Passos rápidos pela calçada quebrada levam o homem em seu protesto silencioso. A roupa de pouco glamour o identifica como um entre milhões, daqueles que não conseguem encontrar tempo para ler um jornal. Nas costas uma pequena mochila revela que ele vai para uma espécie de viagem. Não uma viagem de turismo, mas uma ausência de um dia inteiro no trabalho. Tênis simples comprado em uma estante de algum mercado popular, moletom de promoção e jaqueta chinesa, são adereços inglórios de quem não tem tempo para vestir qualquer luxo.
Sua primeira parada é no ponto de ônibus. Uma parada longa que refaz o fôlego perdido. No ponto durante toda a espera, nenhum discurso. Fragmentos de palavra quebram um silêncio maior que afronta a madrugada, temperado pelo ruído que não se pode entender dos fones de ouvido de alguns estudantes. A métrica entre os ruídos denuncia que o que eles ouvem é música.
Lotado o ônibus encosta barulhento e envolto no cheiro de diesel. As rodas espirram o barro que suja os sapatos afoitos pelo embarque, mas ninguém reclama, pois o simples fato de poder ir, já é uma glória.
Segurando-se pelas ferragens frias do ônibus alguns dormem em pé, outros sentados fitam a amargura no olhar do homem de mochila. Comentários que não se podem ouvir por inteiro não se permitem entender. E o homem prossegue em seu silêncio.

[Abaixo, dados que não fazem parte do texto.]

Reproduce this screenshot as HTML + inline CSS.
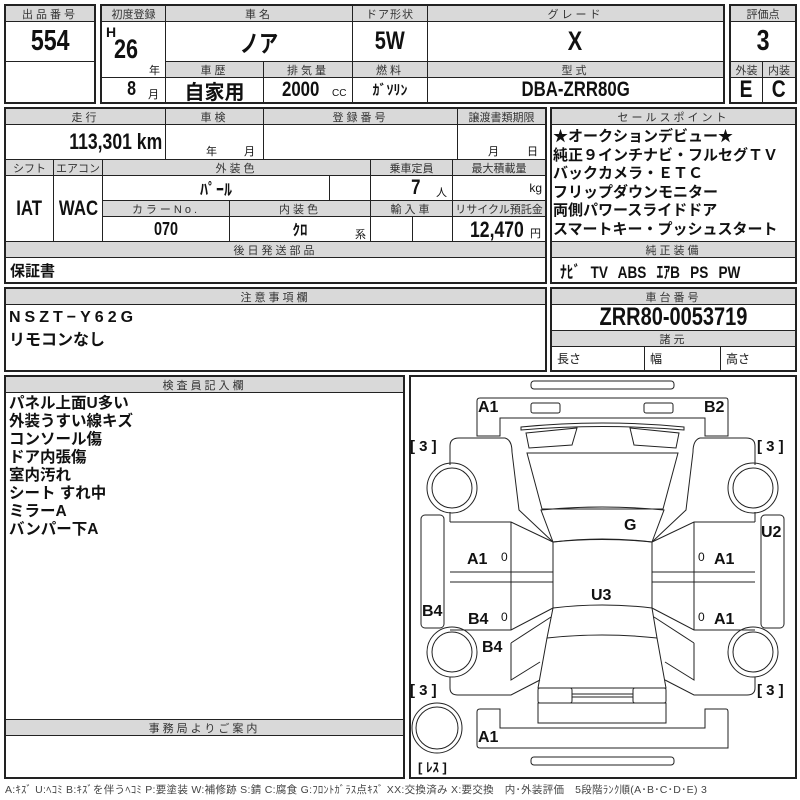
<!DOCTYPE html>
<html><head><meta charset="utf-8"><style>
*{box-sizing:border-box;margin:0;padding:0}
body{width:800px;height:800px;background:#fff;position:relative;overflow:hidden;font-family:"Liberation Sans","Noto Sans CJK JP",sans-serif;color:#111}
.c{position:absolute;border:1px solid #222;display:flex;align-items:center;justify-content:center;white-space:nowrap}
.h{background:#d9d9d9;font-size:11px;letter-spacing:3px;color:#333}
.v{font-weight:bold}
.n{display:inline-block;transform:scaleX(.8)}
.nr{display:inline-block;transform:scaleX(.8);transform-origin:right center}
.f{position:absolute;border:2px solid #222}
.t{position:absolute;white-space:nowrap}
</style></head><body>
<!-- box 1 -->
<div class="c h" style="left:5px;top:5px;width:90px;height:17px">出品番号</div>
<div class="c v" style="left:5px;top:21px;width:90px;height:41px;font-size:29px"><span class="n">554</span></div>
<div class="c" style="left:5px;top:61px;width:90px;height:42px"></div>
<div class="f" style="left:4px;top:4px;width:92px;height:100px"></div>
<!-- box 2 -->
<div class="c h" style="left:101px;top:5px;width:65px;height:17px;letter-spacing:0">初度登録</div>
<div class="c h" style="left:165px;top:5px;width:188px;height:17px">車名</div>
<div class="c h" style="left:352px;top:5px;width:76px;height:17px;letter-spacing:1px">ドア形状</div>
<div class="c h" style="left:427px;top:5px;width:297px;height:17px">グレード</div>
<div class="c" style="left:101px;top:21px;width:65px;height:57px"></div>
<div class="t v" style="left:106px;top:24px;font-size:14px">H</div>
<div class="t v" style="left:114px;top:34px;font-size:27px"><span class="n" style="transform-origin:left">26</span></div>
<div class="t" style="left:149px;top:62px;font-size:11px">年</div>
<div class="c v" style="left:165px;top:21px;width:188px;height:41px;font-size:24px"><span class="n">ノア</span></div>
<div class="c v" style="left:352px;top:21px;width:76px;height:41px;font-size:25px"><span class="n">5W</span></div>
<div class="c v" style="left:427px;top:21px;width:297px;height:41px;font-size:27px"><span class="n">X</span></div>
<div class="c h" style="left:165px;top:61px;width:99px;height:17px">車歴</div>
<div class="c h" style="left:263px;top:61px;width:90px;height:17px">排気量</div>
<div class="c h" style="left:352px;top:61px;width:76px;height:17px">燃料</div>
<div class="c h" style="left:427px;top:61px;width:297px;height:17px">型式</div>
<div class="c" style="left:101px;top:77px;width:65px;height:26px"></div>
<div class="t v" style="left:126px;top:78px;font-size:20px"><span class="n">8</span></div>
<div class="t" style="left:148px;top:86px;font-size:11px">月</div>
<div class="c" style="left:165px;top:77px;width:99px;height:26px;font-size:20px;font-weight:bold">自家用</div>
<div class="c" style="left:263px;top:77px;width:90px;height:26px"></div>
<div class="t v" style="left:282px;top:78px;font-size:21px"><span class="n" style="transform-origin:left">2000</span></div>
<div class="t" style="left:332px;top:88px;font-size:10px">CC</div>
<div class="c v" style="left:352px;top:77px;width:76px;height:26px;font-size:14px">ｶﾞｿﾘﾝ</div>
<div class="c v" style="left:427px;top:77px;width:297px;height:26px;font-size:21px"><span class="n">DBA-ZRR80G</span></div>
<div class="f" style="left:100px;top:4px;width:625px;height:100px"></div>
<!-- eval -->
<div class="c h" style="left:730px;top:5px;width:66px;height:17px;letter-spacing:0">評価点</div>
<div class="c v" style="left:730px;top:21px;width:66px;height:41px;font-size:29px"><span class="n">3</span></div>
<div class="c h" style="left:730px;top:61px;width:33px;height:17px;letter-spacing:0">外装</div>
<div class="c h" style="left:762px;top:61px;width:34px;height:17px;letter-spacing:0">内装</div>
<div class="c v" style="left:730px;top:77px;width:33px;height:26px;font-size:24px"><span class="n">E</span></div>
<div class="c v" style="left:762px;top:77px;width:34px;height:26px;font-size:24px"><span class="n">C</span></div>
<div class="f" style="left:729px;top:4px;width:68px;height:100px"></div>
<!-- block 2 -->
<div class="c h" style="left:5px;top:108px;width:161px;height:17px">走行</div>
<div class="c h" style="left:165px;top:108px;width:99px;height:17px">車検</div>
<div class="c h" style="left:263px;top:108px;width:195px;height:17px">登録番号</div>
<div class="c h" style="left:457px;top:108px;width:89px;height:17px;letter-spacing:0">譲渡書類期限</div>
<div class="c v" style="left:5px;top:124px;width:161px;height:36px;font-size:22px;justify-content:flex-end;padding-right:3px"><span class="nr">113,301 km</span></div>
<div class="c" style="left:165px;top:124px;width:99px;height:36px"></div>
<div class="t" style="left:206px;top:143px;font-size:11px">年</div><div class="t" style="left:244px;top:143px;font-size:11px">月</div>
<div class="c" style="left:263px;top:124px;width:195px;height:36px"></div>
<div class="c" style="left:457px;top:124px;width:89px;height:36px"></div>
<div class="t" style="left:488px;top:143px;font-size:11px">月</div><div class="t" style="left:527px;top:143px;font-size:11px">日</div>
<div class="c h" style="left:5px;top:159px;width:49px;height:17px;letter-spacing:0">シフト</div>
<div class="c h" style="left:53px;top:159px;width:50px;height:17px;letter-spacing:0">エアコン</div>
<div class="c h" style="left:102px;top:159px;width:269px;height:17px">外装色</div>
<div class="c h" style="left:370px;top:159px;width:83px;height:17px;letter-spacing:0">乗車定員</div>
<div class="c h" style="left:452px;top:159px;width:94px;height:17px;letter-spacing:0">最大積載量</div>
<div class="c v" style="left:5px;top:175px;width:49px;height:67px;font-size:21px"><span class="n">IAT</span></div>
<div class="c v" style="left:53px;top:175px;width:50px;height:67px;font-size:21px"><span class="n">WAC</span></div>
<div class="c v" style="left:102px;top:175px;width:228px;height:26px;font-size:16px">ﾊﾟｰﾙ</div>
<div class="c" style="left:329px;top:175px;width:42px;height:26px"></div>
<div class="c" style="left:370px;top:175px;width:83px;height:26px"></div>
<div class="t v" style="left:410px;top:176px;font-size:21px"><span class="n">7</span></div><div class="t" style="left:436px;top:184px;font-size:11px">人</div>
<div class="c" style="left:452px;top:175px;width:94px;height:26px;justify-content:flex-end;padding-right:3px;font-size:12px">kg</div>
<div class="c h" style="left:102px;top:200px;width:128px;height:17px">カラーNo.</div>
<div class="c h" style="left:229px;top:200px;width:142px;height:17px">内装色</div>
<div class="c h" style="left:370px;top:200px;width:83px;height:17px">輸入車</div>
<div class="c h" style="left:452px;top:200px;width:94px;height:17px;letter-spacing:0">リサイクル預託金</div>
<div class="c v" style="left:102px;top:216px;width:128px;height:26px;font-size:18px"><span class="n">070</span></div>
<div class="c v" style="left:229px;top:216px;width:142px;height:26px;font-size:15px">ｸﾛ</div>
<div class="t" style="left:355px;top:226px;font-size:11px">系</div>
<div class="c" style="left:370px;top:216px;width:43px;height:26px"></div>
<div class="c" style="left:412px;top:216px;width:41px;height:26px"></div>
<div class="c" style="left:452px;top:216px;width:94px;height:26px"></div>
<div class="t v" style="left:470px;top:217px;font-size:22px"><span class="n" style="transform-origin:left">12,470</span></div><div class="t" style="left:530px;top:225px;font-size:11px">円</div>
<div class="c h" style="left:5px;top:241px;width:541px;height:17px">後日発送部品</div>
<div class="c" style="left:5px;top:257px;width:541px;height:26px;justify-content:flex-start;padding-left:4px;font-size:15px;font-weight:bold">保証書</div>
<div class="f" style="left:4px;top:107px;width:543px;height:177px"></div>
<!-- sales -->
<div class="c h" style="left:551px;top:108px;width:245px;height:17px">セールスポイント</div>
<div class="c" style="left:551px;top:124px;width:245px;height:118px"></div>
<div class="t" style="left:553px;top:128px;font-size:15px;font-weight:bold;line-height:18.5px">★オークションデビュー★<br>純正９インチナビ・フルセグＴＶ<br>バックカメラ・ＥＴＣ<br>フリップダウンモニター<br>両側パワースライドドア<br>スマートキー・プッシュスタート</div>
<div class="c h" style="left:551px;top:241px;width:245px;height:17px">純正装備</div>
<div class="c v" style="left:551px;top:257px;width:245px;height:26px;font-size:17px;justify-content:flex-start;padding-left:8px"><span class="n" style="transform-origin:left;word-spacing:8px">ﾅﾋﾞ TV ABS ｴｱB PS PW</span></div>
<div class="f" style="left:550px;top:107px;width:247px;height:177px"></div>
<!-- notes -->
<div class="c h" style="left:5px;top:288px;width:541px;height:17px">注意事項欄</div>
<div class="c" style="left:5px;top:304px;width:541px;height:67px"></div>
<div class="t" style="left:9px;top:308px;font-size:16px;font-weight:bold;line-height:19px;letter-spacing:4px">NSZT−Y62G</div>
<div class="t" style="left:9px;top:326px;font-size:16px;font-weight:bold">リモコンなし</div>
<div class="f" style="left:4px;top:287px;width:543px;height:85px"></div>
<!-- chassis -->
<div class="c h" style="left:551px;top:288px;width:245px;height:17px">車台番号</div>
<div class="c v" style="left:551px;top:304px;width:245px;height:27px;font-size:25px"><span class="n">ZRR80-0053719</span></div>
<div class="c h" style="left:551px;top:330px;width:245px;height:17px">諸元</div>
<div class="c" style="left:551px;top:346px;width:94px;height:25px;justify-content:flex-start;padding-left:5px;font-size:12px">長さ</div>
<div class="c" style="left:644px;top:346px;width:77px;height:25px;justify-content:flex-start;padding-left:5px;font-size:12px">幅</div>
<div class="c" style="left:720px;top:346px;width:76px;height:25px;justify-content:flex-start;padding-left:5px;font-size:12px">高さ</div>
<div class="f" style="left:550px;top:287px;width:247px;height:85px"></div>
<!-- inspector -->
<div class="c h" style="left:5px;top:376px;width:399px;height:17px">検査員記入欄</div>
<div class="t" style="left:9px;top:395px;font-size:15.5px;font-weight:bold;line-height:18px">パネル上面U多い<br>外装うすい線キズ<br>コンソール傷<br>ドア内張傷<br>室内汚れ<br>シート すれ中<br>ミラーA<br>バンパー下A</div>
<div class="c h" style="left:5px;top:719px;width:399px;height:17px">事務局よりご案内</div>
<div class="f" style="left:4px;top:375px;width:401px;height:404px"></div>
<!-- car -->
<div class="f" style="left:409px;top:375px;width:388px;height:404px"></div>
<svg style="position:absolute;left:0;top:0" width="800" height="800" fill="none" stroke="#222" stroke-width="1">
<rect x="531" y="381" width="143" height="8" rx="3"/>
<path d="M480,398 H726 Q728,398 728,401 V436 H705 V418 H500 V436 H477 V401 Q477,398 480,398Z"/>
<rect x="531" y="403" width="29" height="10" rx="2"/><rect x="644" y="403" width="29" height="10" rx="2"/>
<path d="M521,427 Q602,419 684,427 L684,430 Q602,423 521,430Z"/>
<path d="M526,433 L577,428 L572,445 L529,448Z"/><path d="M630,428 L679,433 L676,448 L634,445Z"/>
<path d="M527,453 L678,453 L663,509 L542,509Z"/>
<path d="M541,510 Q602,504 664,510 L652,542 Q602,537 553,542Z"/>
<path d="M459,438 H505 Q512,440 512,452 L519,510 L553,542 M450,465 V446 Q450,438 459,438"/>
<path d="M746,438 H700 Q693,440 693,452 L686,510 L652,542 M755,465 V446 Q755,438 746,438"/>
<circle cx="452" cy="488" r="25"/><circle cx="452" cy="488" r="20"/>
<circle cx="753" cy="488" r="25"/><circle cx="753" cy="488" r="20"/>
<circle cx="452" cy="652" r="25"/><circle cx="452" cy="652" r="20"/>
<circle cx="753" cy="652" r="25"/><circle cx="753" cy="652" r="20"/>
<circle cx="437" cy="728" r="25"/><circle cx="437" cy="728" r="21"/>
<path d="M450,512 V522 M755,512 V522"/>
<rect x="421" y="515" width="23" height="113" rx="4"/><rect x="761" y="515" width="23" height="113" rx="4"/>
<path d="M553,542 Q602,536 652,542 V608 Q602,602 553,608Z"/>
<path d="M450,522 H511 L553,542 M450,572 H553 M450,582 H553 M450,630 H511 L553,608 M511,522 V630"/>
<path d="M755,522 H694 L652,542 M755,572 H652 M755,582 H652 M755,630 H694 L652,608 M694,522 V630"/>
<path d="M553,608 L547,638 Q602,632 657,638 L652,608"/>
<path d="M547,638 L538,688 H666 L657,638"/>
<path d="M511,643 L551,617 M511,643 V680 L540,662 M694,643 L654,617 M694,643 V680 L665,662"/>
<path d="M450,677 V688 Q450,695 458,695 H511 L540,680 M755,677 V688 Q755,695 747,695 H694 L665,680"/>
<rect x="538" y="688" width="34" height="15" rx="2"/><rect x="633" y="688" width="33" height="15" rx="2"/>
<path d="M572,694 H633 M572,697 H633"/>
<rect x="538" y="703" width="128" height="20"/>
<path d="M480,709 H500 V728 H705 V709 H726 Q728,709 728,712 V748 H480 Q477,748 477,745 V712 Q477,709 480,709Z"/>
<rect x="531" y="757" width="143" height="8" rx="3"/>
</svg>
<div class="t v" style="left:478px;top:399px;font-size:16px">A1</div>
<div class="t v" style="left:704px;top:399px;font-size:16px">B2</div>
<div class="t v" style="left:410px;top:438px;font-size:15px">[ 3 ]</div>
<div class="t v" style="left:757px;top:438px;font-size:15px">[ 3 ]</div>
<div class="t v" style="left:624px;top:517px;font-size:16px">G</div>
<div class="t v" style="left:761px;top:524px;font-size:16px">U2</div>
<div class="t v" style="left:467px;top:551px;font-size:16px">A1</div>
<div class="t" style="left:501px;top:550px;font-size:12px">0</div>
<div class="t v" style="left:714px;top:551px;font-size:16px">A1</div>
<div class="t" style="left:698px;top:550px;font-size:12px">0</div>
<div class="t v" style="left:591px;top:587px;font-size:16px">U3</div>
<div class="t v" style="left:422px;top:603px;font-size:16px">B4</div>
<div class="t v" style="left:468px;top:611px;font-size:16px">B4</div>
<div class="t" style="left:501px;top:610px;font-size:12px">0</div>
<div class="t v" style="left:714px;top:611px;font-size:16px">A1</div>
<div class="t" style="left:698px;top:610px;font-size:12px">0</div>
<div class="t v" style="left:482px;top:639px;font-size:16px">B4</div>
<div class="t v" style="left:410px;top:682px;font-size:15px">[ 3 ]</div>
<div class="t v" style="left:757px;top:682px;font-size:15px">[ 3 ]</div>
<div class="t v" style="left:478px;top:729px;font-size:16px">A1</div>
<div class="t v" style="left:418px;top:757px;font-size:13px">[ ﾚｽ ]</div>
<div class="t" style="left:5px;top:782px;font-size:10.5px;color:#444;letter-spacing:0.3px">A:ｷｽﾞ U:ﾍｺﾐ B:ｷｽﾞを伴うﾍｺﾐ P:要塗装 W:補修跡 S:錆 C:腐食 G:ﾌﾛﾝﾄｶﾞﾗｽ点ｷｽﾞ XX:交換済み X:要交換　内･外装評価　5段階ﾗﾝｸ順(A･B･C･D･E) 3</div>
</body></html>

Ele desembarca em uma das praças do centro da cidade, exatamente quando o sol mostra seu primeiro fio de ouro. Nenhum silêncio, mas ninguém fala algo que se pudesse esperar. Nova espera na calçada arrumada, em meio a canteiros requebrados pelos esbarrões da pressa. Todos parecem ter muita pressa.
Outro ônibus mesma história, mesmo silêncio. Dessa vez ele desembarca nos portões da fábrica que já soa a sirene como convite. As pernas se agitam em conduzir o homem para seu trabalho. Pelas catracas ele passa com destreza, e enquanto sua imagem se perde no terreno que separa a fábrica das telas que a cercam, ele olho sorrindo para a portaria. Seus olhos vibram com a entrada, mas antes que sua comemoração continue, ele se sente observado, e contem o sorriso que deixou escapar, voltando a cabeça e os olhos para a porta do galpão que irá devorar seu dia.
Uma passeata de um homem só.
Durante o seu caminho, protestava em silêncio contra os imorais do Congresso. Em silêncio, manifestava seu descontentamento contra o descaso da justiça para o justo. Sem qualquer palavra, ele se insurgia contra a falta de segurança pública que ceifa cabeças jovens enquanto a justiça é cega.
Esse povo brasileiro protesta assim. Em milhões de passeatas de um homem só.
Eles não se reúnem pela revolta, pela desgraça, ou pelo interesse público. Ter com os outros brasileiros, é exclusividade do futebol, do carnaval, das festas em geral. Para essas coisas da política, que cada um faça sua parte parece ser a regra.
Mas o que fariam esses brasileiros se eles tivessem tempo de ler um jornal?
Saberiam que enquanto seu holerite é um fôlego que chega ao final do mês, imorais de terno e gravata, de fala mansa e rebuscada, falam de bilhões de reais com uma naturalidade inacreditável.
E se esgrimam em acusações, confessando que todo telhado é de vidro, revelando que esses milhões sumiram em portarias secretas, atos clandestinos, acertos ocultos, e todas as outras formas criativas que os corruptos encontraram para saquear as riquezas deste país.
Neste país, onde um imbecil imoral, numa espécie de versão maligna de um filme de Jeca Tatu, resolve construir um castelo e denunciar ele mesmo sua intenção de fazer voltar a idade das trevas, dos senhores feudais.
A isto, surge a reação vassala de uma horda de vagabundos, que num jogo de xadrez macabro, absolvem sua excrescência na reunião da corte de um suposto “Conselho de Ética”.
Conselho de Ética composto por políticos?
Como se isso fosse possível entre políticos.
Se encontrar um político com alguma ética seria uma alegria, o que se haveria de dizer se encontrássemos material humano para formar um conselho?
Enquanto isso cada brasileiro segue sua passeata de um homem só, protestando com seu trabalho durante oito meses por ano.
Sim. Apenas oito meses, pois quatro meses por ano, esses brasileiros trabalham para manter essa horda, para que se construam castelos, para que alguma estatal invista “meios milhões” de Reais em alguma sacanagem como a Fundação José Sarney.